QUELLA BICI CHE SALVO' COPPI

STORIA | 19/01/2016 | 07:51
Quando nel febbraio del 1945 sbarcò dal piroscafo Città di Orano a Napoli, Fausto Coppi era pallido e smagrito. Cinque anni prima, appena ventenne, era stato il dominatore a sorpresa del Giro d'Italia, proprio alla vigilia dell'entrata in guerra del nostro Paese. E nel 1942, sulla pista del Vigorelli di Milano minacciata dalle bombe alleate, aveva migliorato il record dell'ora. Due imprese che però, diversamente da altri campioni dello sport, non lo salvarono dal fronte: in Tunisia - col 38º Reggimento fanteria Ravenna di Tortona - dove fu ben presto fatto prigioniero dagli inglesi.

Salvò la vita solo grazie all'Armistizio e riuscì così a rientrare in Italia due anni dopo con altri prigionieri: «prisoner of war» destinato a Caserta come aiutante del tenente Towell della Raf.
Fu là che Coppi venne scoperto da Gino Palumbo, allora giovane cronista (sarebbe diventato direttore della Gazzetta dello Sport dal 1976 al 1983), che lanciò un appello sulle colonne del giornale La Voce: «Date una bicicletta a Fausto Coppi».

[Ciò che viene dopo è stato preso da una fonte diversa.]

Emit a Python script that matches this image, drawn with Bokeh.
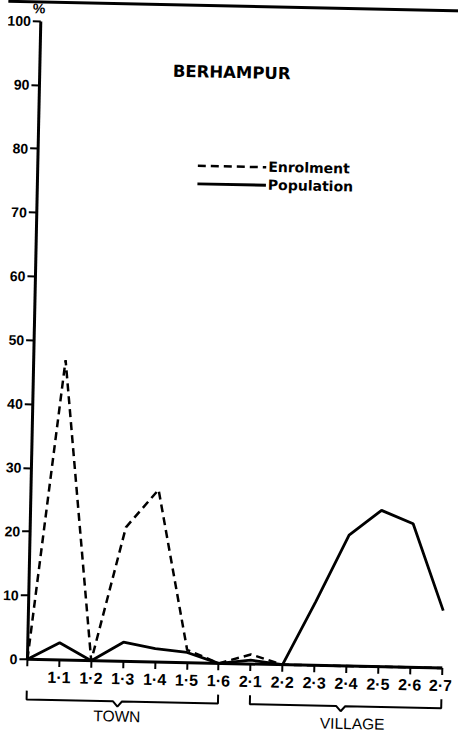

Era l'Italia di Sciuscià, devastata dalla guerra, dove mancava tutto, anche l'acqua. «Fu allora che si fece avanti mio padre», dice Angelo D'Avino, preside della scuola Vittorino da Feltre di Napoli, che abbiamo incontrato a Collegno dove è stato invitato al Trentennale della Polisportiva Borgonuovo.

Suo padre Giuseppe D'Avino, allora trentenne falegname di Somma Vesuviana con la passione per il ciclismo (anche praticato), fu uno dei tre a presentarsi a La Voce, nell'aprile 1945, con una bici per Coppi.
«Io non ero ancora nato ma mio padre mi ha raccontato spesso quella storia. Era una Legnano verde da corsa, un po' scassata ma sempre un gioiello in quei tempi di miseria».

Negli anni di «Ladri di biciclette» donare una bici pareva cosa da ricchi, o da matti. «Mio padre stravedeva per Coppi e infatti si commosse quando lui scelse proprio la sua Legnano verde».
Anche gli ufficiali inglesi della caserma di Caserta capirono così chi era quel soldato Coppi Fausto, nato a Castellania nel 1919, e gli permisero di fare qualche allenamento.

Mentre l'Italia lentamente rialzava la testa, anche Fausto ricominciava a pedalare e sempre col suo nuovo amico Giuseppe D'Avino. L'omino con le ruote e il falegname. «Coppi partiva in bici all'alba da Caserta e di buon mattino era a Somma Vesuviana, nella casa dei miei - continua Angelo D'Avino -, da dove ripartivano per allenarsi».

Così Coppi e D'Avino diventarono amici. «Mio padre diceva che per lui Fausto era come un fratello». Mentre a Castellania lo credevano morto al fronte, Coppi aveva trovato una nuova casa. «La mattina, quando arrivava da mio padre, Fausto andava subito nel pollaio e si beveva 4 o 5 uova fresche. Poi uscivano in bici». Andò avanti per qualche mese, poi però Coppi sentì forte il desiderio di tornare a Castellania.

Ma tante strade e ferrovie erano distrutte dalla guerra, come fare? Naturalmente con quella Legnano verde, oltre 800 km che Coppi coprì in bici in poco più di un giorno. «Ma tornò spesso a trovarci e finalmente anch'io potei conoscerlo. Ci restituì anche la vecchia Legnano verde e per sdebitarsi ne promise una a mio fratello Franco nel giorno del suo 18º compleanno».
Non potè fargli quel regalo, perché morì di malaria a soli 40 anni il 2 gennaio del 1960.
«Avevo solo 8 anni ma ricordo bene le lacrime di mio padre». L'airone aveva chiuso le ali per sempre.